Para quem só tem martelo, todo problema é prego. Incapaz de reduzir o peso do Estado, a única solução do Governo para equacionar as contas públicas é criar tributos. Só que a determinação de castigar o contribuinte caminha de mãos dadas com um crônico planejamento insuficiente das consequências.
Na quinta-feira passada, com a certeza dos suicidas, o Governo anunciou alterações na legislação do IOF para aumentar o imposto – para, menos de 12 horas depois, voltar atrás e suspender parte da medida, transformando em certeza aquela impressão de que a equipe econômica anda perdida.
Afora seus efeitos econômicos desastrosos, encarecendo consideravelmente o crédito com a Selic beirando os 15%, o decreto da semana passada desfila também defeitos jurídicos incontornáveis, revelando nítido abuso no exercício de uma prerrogativa que a Constituição atribuiu ao Poder Executivo para ser utilizada sob circunstâncias bem delimitadas.
Em se tratando daquilo que se costuma chamar “tributo extrafiscal” – aqueles concebidos para ter como função precípua a regulação de determinados mercados – o IOF foi excepcionado pela Constituição de duas das chamadas “limitações constitucionais ao poder de tributar”: a legalidade, que exige que a alteração seja feita por lei, com a participação do Poder Legislativo; e a anterioridade, que impõe a observância de um prazo entre a publicação do ato normativo e o início de seus efeitos: a chamada noventena e a anterioridade do exercício financeiro.
As justificativas para tal exceção são compreensíveis.

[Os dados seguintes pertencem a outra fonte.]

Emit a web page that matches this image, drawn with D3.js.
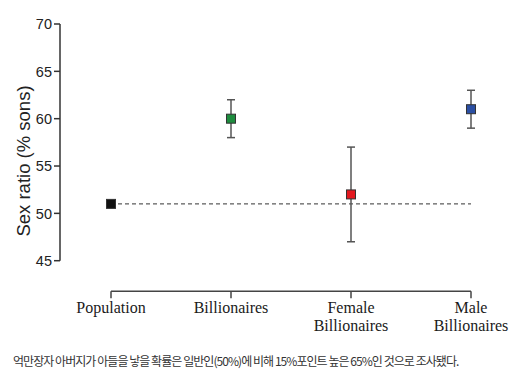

Afinal, mercados como o cambial e o de crédito são extremamente dinâmicos e voláteis, não raro exigindo das autoridades respostas cuja rapidez é incompatível com o rito legislativo e com as regras da anterioridade – no mínimo um intervalo de 90 dias entre a publicação do ato e o início de seus efeitos.
Mas essa prerrogativa não equivale a um cheque em branco.
Ou seja, não pode o Governo dela se valer para aumentar a carga tributária, subvertendo a própria lógica que justifica a exceção. Se estamos a falar de aumento de tributo puro e simples, devem ser atraídas limitações constitucionais ao poder de tributar.
Definitivamente, esse é o caso do decreto da última quinta-feira. O caráter exclusivamente arrecadatório da medida fica evidente já pelo contexto em que se deu seu anúncio.
Ao detalhar a medida, o Governo indicou que pretende arrecadar, ainda em 2025, R$ 20,5 bilhões com o aumento do IOF, deixando claro que a cifra servirá para cobrir parte do rombo de R$ 31,3 bilhões gerado por conta da frustração de receitas consideradas no orçamento.
Para a surpresa de um total de zero pessoas, a quase integralidade da receita frustrada (R$ 28 bilhões) corresponde à revisão – a zero – da amalucada expectativa de arrecadação com o “voto de qualidade” no CARF. Mesmo tendo arrecadado com a medida somente algumas centenas de milhões em 2024, como já tive a oportunidade de alertar aqui no Brazil Journal, a Receita Federal resolveu insistir no erro e repetir, na peça orçamentária de 2025, as mesmas projeções delirantes que constavam do orçamento do último exercício.
Para tornar ainda mais constrangedora a situação, o Presidente do Banco Central apressou-se em tornar público que não fora consultado sobre o aumento do IOF e que não o aprovava, afirmando com todas as letras que “o objetivo ficou bastante evidente que era fiscal, de meta de superávit”.
Ora, é evidente que não se pode admitir a supressão das garantias de previsibilidade daqueles que planejaram suas atividades sem antever o acréscimo brutal ao custo do crédito e de determinados investimentos trazido pelo decreto, bem como da confiança legítima dos contribuintes que, embora tenham celebrado negócios antes da medida, ainda assim serão por ela afetados.
Dessa vez, a trapaça à confiança legitimamente gerada nos contribuintes é tão acintosa que deixou rastros na própria legislação. É que o novo Decreto torna sem efeito medida anterior que reduzia o IOF-Câmbio gradualmente até zerá-lo completamente em janeiro de 2029. Por óbvio, os efeitos dessa redução progressiva já haviam sido precificados pelos agentes econômicos nas operações de longo prazo efetuadas desde que esse compromisso formal havia sido assumido – inclusive como condição para o almejado ingresso do Brasil na OCDE.
Espera-se, portanto, que o Congresso Nacional determine a sustação da medida, restando induvidoso que o Executivo extrapolou seu poder de regulamentar. E aos contribuintes, resta apertar os cintos, pois está dado que o Governo, em matéria tributária, está sempre um passo à frente – em direção ao precipício.
Luiz Gustavo Bichara é sócio do Bichara Advogados.